Prompt - Pictures don't belong in the copy; print all the records exactly.

Data records -
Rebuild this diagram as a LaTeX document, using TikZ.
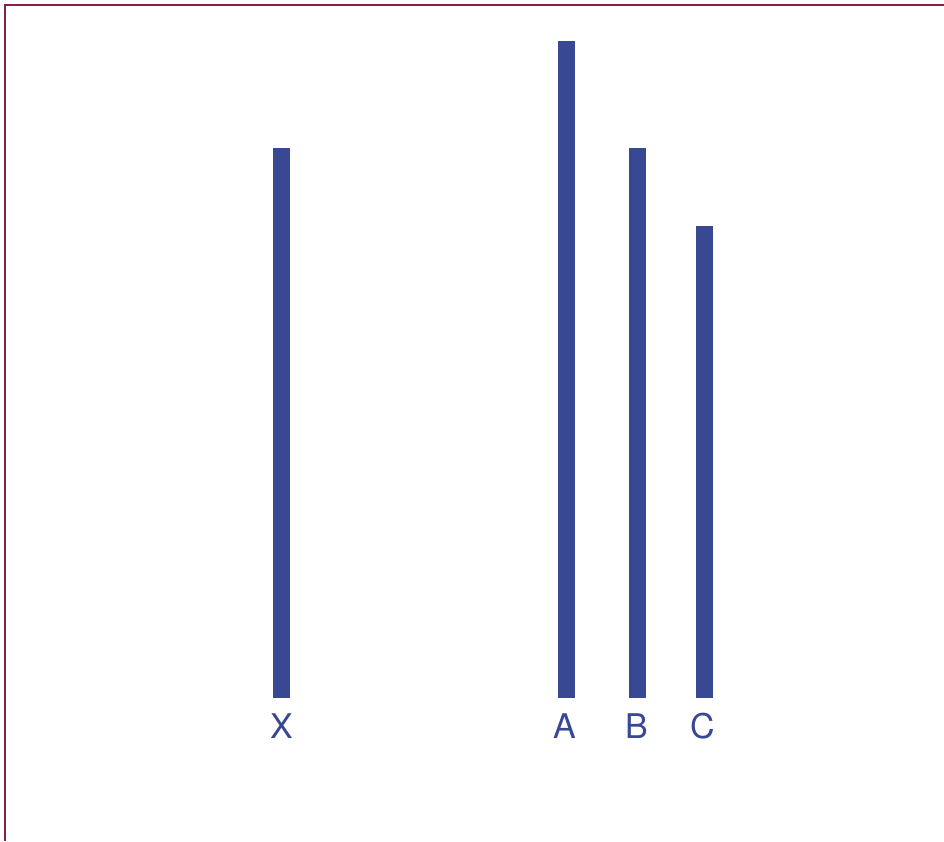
\documentclass[tikz,border=0pt]{standalone}
\usepackage{fontspec}
\setmainfont{TeX Gyre Heros}
\definecolor{barblue}{HTML}{384893}
\definecolor{frame}{HTML}{8E1E42}
\begin{document}
\begin{tikzpicture}[x=1pt,y=-1pt,
  bar/.style={fill=barblue, draw=none, inner sep=0pt, minimum width=17pt, anchor=south},
  lbl/.style={text=barblue, font=\fontsize{34}{34}\selectfont, inner sep=0pt, anchor=base}]
\useasboundingbox (0,0) rectangle (944,841);
\fill[white] (0,0) rectangle (944,841);
\draw[frame, line width=2pt] (4.5,841) -- (4.5,4.5) -- (944,4.5);
\node[bar, minimum height=550pt] (X) at (281.5,698) {};
\node[bar, minimum height=657pt] (A) at (566.5,698) {};
\node[bar, minimum height=550pt] (B) at (637.5,698) {};
\node[bar, minimum height=472pt] (C) at (704.5,698) {};
\node[lbl] (lx) at (281.5,738) {X};
\node[lbl] (la) at (565,738) {A};
\node[lbl] (lb) at (636.5,738) {B};
\node[lbl] (lc) at (703,738) {C};
\end{tikzpicture}
\end{document}
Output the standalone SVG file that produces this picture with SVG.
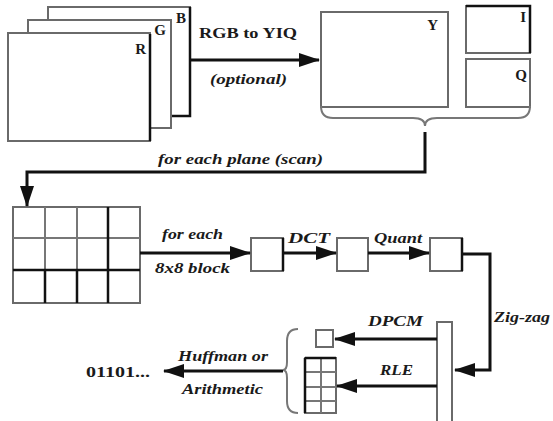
<svg xmlns="http://www.w3.org/2000/svg" width="553" height="421" viewBox="0 0 553 421">
<style>
.bx{fill:#fff;stroke:#6a6a6a;stroke-width:2}
.dk{stroke:#111;stroke-width:2.5;fill:none}
.gl{stroke:#777;stroke-width:2;fill:none}
.ln{stroke:#111;stroke-width:3;fill:none}
.lab{font-family:'Liberation Serif','DejaVu Serif','Times New Roman',serif;font-weight:bold;fill:#1a1a1a}
.it{font-family:'Liberation Serif','DejaVu Serif','Times New Roman',serif;font-weight:bold;font-style:italic;fill:#1a1a1a;font-size:14px}
</style>
<defs>
<marker id="ah" markerUnits="userSpaceOnUse" markerWidth="22" markerHeight="16" refX="20" refY="7" orient="auto">
<path d="M0,0 L21,7 L0,14 Z" fill="#111"/>
</marker>
</defs>
<rect width="553" height="421" fill="#fff"/>

<g id="planeB"><rect class="bx" x="48" y="7" width="142" height="109"/><path class="dk" d="M190,7 V116 H172"/><text class="lab" x="186" y="23" font-size="15" text-anchor="end">B</text></g>
<g id="planeG"><rect class="bx" x="28" y="20" width="143" height="108"/><text class="lab" x="166" y="35" font-size="15" text-anchor="end">G</text></g>
<g id="planeR"><rect class="bx" x="8" y="33" width="142" height="108"/><path class="dk" d="M150,34 V141"/><text class="lab" x="146" y="54" font-size="15" text-anchor="end">R</text></g>

<g id="Y"><rect class="bx" x="321" y="12" width="127" height="95"/><text class="lab" x="438" y="30" font-size="15" text-anchor="end">Y</text></g>
<g id="I"><rect class="bx" x="466" y="6" width="64" height="47"/><path class="dk" d="M466,6 H530 V53"/><text class="lab" x="526" y="22" font-size="15" text-anchor="end">I</text></g>
<g id="Q"><rect class="bx" x="466" y="59" width="64" height="48"/><text class="lab" x="527" y="80" font-size="15" text-anchor="end">Q</text></g>

<g id="grid">
<rect class="bx" x="13" y="207" width="127" height="96"/>
<path class="gl" d="M45,207 V303 M77,207 V303 M13,238 H140"/>
<path class="dk" d="M108,207 V303 M13,270 H140 M45,270 V303 M77,270 V303"/>
</g>

<g id="b1"><rect class="bx" x="251" y="238" width="32" height="33"/><path class="dk" d="M283,238 V271"/></g>
<g id="b2"><rect class="bx" x="337" y="238" width="31" height="33"/></g>
<g id="b3"><rect class="bx" x="430" y="238" width="32" height="33"/><path class="dk" d="M462,238 V271"/></g>

<g id="bar"><rect class="bx" x="437" y="322" width="15" height="101"/></g>
<g id="dc"><rect class="bx" x="316" y="330" width="17" height="17"/></g>
<g id="ac">
<rect class="bx" x="305" y="358" width="31" height="55"/>
<path class="gl" d="M321,358 V413 M305,372 H336 M305,387 H336 M305,401 H336"/>
<path class="dk" d="M305,358 V413 M305,358 H336"/>
</g>
<g id="out"><text class="lab" x="86" y="377" font-size="14" textLength="64" lengthAdjust="spacingAndGlyphs">01101...</text></g>

<g id="connectors">
<path class="ln" d="M190,60 H319" marker-end="url(#ah)"/>
<path class="gl" d="M321,106 Q321,118 333,118 L413,118 Q425,118 425,126 Q425,118 437,118 L518,118 Q530,118 530,106" stroke="#333"/>
<path class="ln" d="M425,132 V172 H27 V206" marker-end="url(#ah)"/>
<path class="ln" d="M140,253 H250" marker-end="url(#ah)"/>
<path class="ln" d="M283,253 H336" marker-end="url(#ah)"/>
<path class="ln" d="M368,253 H429" marker-end="url(#ah)"/>
<path class="ln" d="M462,254 H490 V370 H455" marker-end="url(#ah)"/>
<path class="ln" d="M437,339 H335" marker-end="url(#ah)"/>
<path class="ln" d="M437,386 H337" marker-end="url(#ah)"/>
<path class="gl" d="M298,329 Q287,329 287,341 L287,362 Q287,370 283,370 Q287,370 287,378 L287,401 Q287,413 298,413" stroke="#111"/>
<path class="ln" d="M283,371 H164" marker-end="url(#ah)"/>
</g>

<g id="labels">
<text class="lab" x="199" y="38" font-size="15" textLength="98" lengthAdjust="spacingAndGlyphs">RGB to YIQ</text>
<text class="it" x="210" y="84" textLength="77" lengthAdjust="spacingAndGlyphs">(optional)</text>
<text class="it" x="158" y="164" textLength="165" lengthAdjust="spacingAndGlyphs">for each plane (scan)</text>
<text class="it" x="162" y="239" textLength="61" lengthAdjust="spacingAndGlyphs">for each</text>
<text class="it" x="155" y="273" textLength="75" lengthAdjust="spacingAndGlyphs">8x8 block</text>
<text class="it" x="288" y="243" textLength="42" lengthAdjust="spacingAndGlyphs">DCT</text>
<text class="it" x="374" y="243" textLength="48" lengthAdjust="spacingAndGlyphs">Quant</text>
<text class="it" x="494" y="322" textLength="56" lengthAdjust="spacingAndGlyphs">Zig-zag</text>
<text class="it" x="368" y="326" textLength="55" lengthAdjust="spacingAndGlyphs">DPCM</text>
<text class="it" x="380" y="375" textLength="33" lengthAdjust="spacingAndGlyphs">RLE</text>
<text class="it" x="178" y="361" textLength="90" lengthAdjust="spacingAndGlyphs">Huffman or</text>
<text class="it" x="182" y="394" textLength="81" lengthAdjust="spacingAndGlyphs">Arithmetic</text>
</g>
</svg>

Solution for this exercise -
Rebuild this diagram as a LaTeX document, using TikZ.
\documentclass[tikz,border=0pt]{standalone}
\usepackage{fontspec}
\setmainfont{TeX Gyre Heros}
\definecolor{barblue}{HTML}{384893}
\definecolor{frame}{HTML}{8E1E42}
\begin{document}
\begin{tikzpicture}[x=1pt,y=-1pt,
  bar/.style={fill=barblue, draw=none, inner sep=0pt, minimum width=17pt, anchor=south},
  lbl/.style={text=barblue, font=\fontsize{34}{34}\selectfont, inner sep=0pt, anchor=base}]
\useasboundingbox (0,0) rectangle (944,841);
\fill[white] (0,0) rectangle (944,841);
\draw[frame, line width=2pt] (4.5,841) -- (4.5,4.5) -- (944,4.5);
\node[bar, minimum height=550pt] (X) at (281.5,698) {};
\node[bar, minimum height=657pt] (A) at (566.5,698) {};
\node[bar, minimum height=550pt] (B) at (637.5,698) {};
\node[bar, minimum height=472pt] (C) at (704.5,698) {};
\node[lbl] (lx) at (281.5,738) {X};
\node[lbl] (la) at (565,738) {A};
\node[lbl] (lb) at (636.5,738) {B};
\node[lbl] (lc) at (703,738) {C};
\end{tikzpicture}
\end{document}
Output the standalone SVG file that produces this picture with SVG.
<svg xmlns="http://www.w3.org/2000/svg" width="553" height="421" viewBox="0 0 553 421">
<style>
.bx{fill:#fff;stroke:#6a6a6a;stroke-width:2}
.dk{stroke:#111;stroke-width:2.5;fill:none}
.gl{stroke:#777;stroke-width:2;fill:none}
.ln{stroke:#111;stroke-width:3;fill:none}
.lab{font-family:'Liberation Serif','DejaVu Serif','Times New Roman',serif;font-weight:bold;fill:#1a1a1a}
.it{font-family:'Liberation Serif','DejaVu Serif','Times New Roman',serif;font-weight:bold;font-style:italic;fill:#1a1a1a;font-size:14px}
</style>
<defs>
<marker id="ah" markerUnits="userSpaceOnUse" markerWidth="22" markerHeight="16" refX="20" refY="7" orient="auto">
<path d="M0,0 L21,7 L0,14 Z" fill="#111"/>
</marker>
</defs>
<rect width="553" height="421" fill="#fff"/>

<g id="planeB"><rect class="bx" x="48" y="7" width="142" height="109"/><path class="dk" d="M190,7 V116 H172"/><text class="lab" x="186" y="23" font-size="15" text-anchor="end">B</text></g>
<g id="planeG"><rect class="bx" x="28" y="20" width="143" height="108"/><text class="lab" x="166" y="35" font-size="15" text-anchor="end">G</text></g>
<g id="planeR"><rect class="bx" x="8" y="33" width="142" height="108"/><path class="dk" d="M150,34 V141"/><text class="lab" x="146" y="54" font-size="15" text-anchor="end">R</text></g>

<g id="Y"><rect class="bx" x="321" y="12" width="127" height="95"/><text class="lab" x="438" y="30" font-size="15" text-anchor="end">Y</text></g>
<g id="I"><rect class="bx" x="466" y="6" width="64" height="47"/><path class="dk" d="M466,6 H530 V53"/><text class="lab" x="526" y="22" font-size="15" text-anchor="end">I</text></g>
<g id="Q"><rect class="bx" x="466" y="59" width="64" height="48"/><text class="lab" x="527" y="80" font-size="15" text-anchor="end">Q</text></g>

<g id="grid">
<rect class="bx" x="13" y="207" width="127" height="96"/>
<path class="gl" d="M45,207 V303 M77,207 V303 M13,238 H140"/>
<path class="dk" d="M108,207 V303 M13,270 H140 M45,270 V303 M77,270 V303"/>
</g>

<g id="b1"><rect class="bx" x="251" y="238" width="32" height="33"/><path class="dk" d="M283,238 V271"/></g>
<g id="b2"><rect class="bx" x="337" y="238" width="31" height="33"/></g>
<g id="b3"><rect class="bx" x="430" y="238" width="32" height="33"/><path class="dk" d="M462,238 V271"/></g>

<g id="bar"><rect class="bx" x="437" y="322" width="15" height="101"/></g>
<g id="dc"><rect class="bx" x="316" y="330" width="17" height="17"/></g>
<g id="ac">
<rect class="bx" x="305" y="358" width="31" height="55"/>
<path class="gl" d="M321,358 V413 M305,372 H336 M305,387 H336 M305,401 H336"/>
<path class="dk" d="M305,358 V413 M305,358 H336"/>
</g>
<g id="out"><text class="lab" x="86" y="377" font-size="14" textLength="64" lengthAdjust="spacingAndGlyphs">01101...</text></g>

<g id="connectors">
<path class="ln" d="M190,60 H319" marker-end="url(#ah)"/>
<path class="gl" d="M321,106 Q321,118 333,118 L413,118 Q425,118 425,126 Q425,118 437,118 L518,118 Q530,118 530,106" stroke="#333"/>
<path class="ln" d="M425,132 V172 H27 V206" marker-end="url(#ah)"/>
<path class="ln" d="M140,253 H250" marker-end="url(#ah)"/>
<path class="ln" d="M283,253 H336" marker-end="url(#ah)"/>
<path class="ln" d="M368,253 H429" marker-end="url(#ah)"/>
<path class="ln" d="M462,254 H490 V370 H455" marker-end="url(#ah)"/>
<path class="ln" d="M437,339 H335" marker-end="url(#ah)"/>
<path class="ln" d="M437,386 H337" marker-end="url(#ah)"/>
<path class="gl" d="M298,329 Q287,329 287,341 L287,362 Q287,370 283,370 Q287,370 287,378 L287,401 Q287,413 298,413" stroke="#111"/>
<path class="ln" d="M283,371 H164" marker-end="url(#ah)"/>
</g>

<g id="labels">
<text class="lab" x="199" y="38" font-size="15" textLength="98" lengthAdjust="spacingAndGlyphs">RGB to YIQ</text>
<text class="it" x="210" y="84" textLength="77" lengthAdjust="spacingAndGlyphs">(optional)</text>
<text class="it" x="158" y="164" textLength="165" lengthAdjust="spacingAndGlyphs">for each plane (scan)</text>
<text class="it" x="162" y="239" textLength="61" lengthAdjust="spacingAndGlyphs">for each</text>
<text class="it" x="155" y="273" textLength="75" lengthAdjust="spacingAndGlyphs">8x8 block</text>
<text class="it" x="288" y="243" textLength="42" lengthAdjust="spacingAndGlyphs">DCT</text>
<text class="it" x="374" y="243" textLength="48" lengthAdjust="spacingAndGlyphs">Quant</text>
<text class="it" x="494" y="322" textLength="56" lengthAdjust="spacingAndGlyphs">Zig-zag</text>
<text class="it" x="368" y="326" textLength="55" lengthAdjust="spacingAndGlyphs">DPCM</text>
<text class="it" x="380" y="375" textLength="33" lengthAdjust="spacingAndGlyphs">RLE</text>
<text class="it" x="178" y="361" textLength="90" lengthAdjust="spacingAndGlyphs">Huffman or</text>
<text class="it" x="182" y="394" textLength="81" lengthAdjust="spacingAndGlyphs">Arithmetic</text>
</g>
</svg>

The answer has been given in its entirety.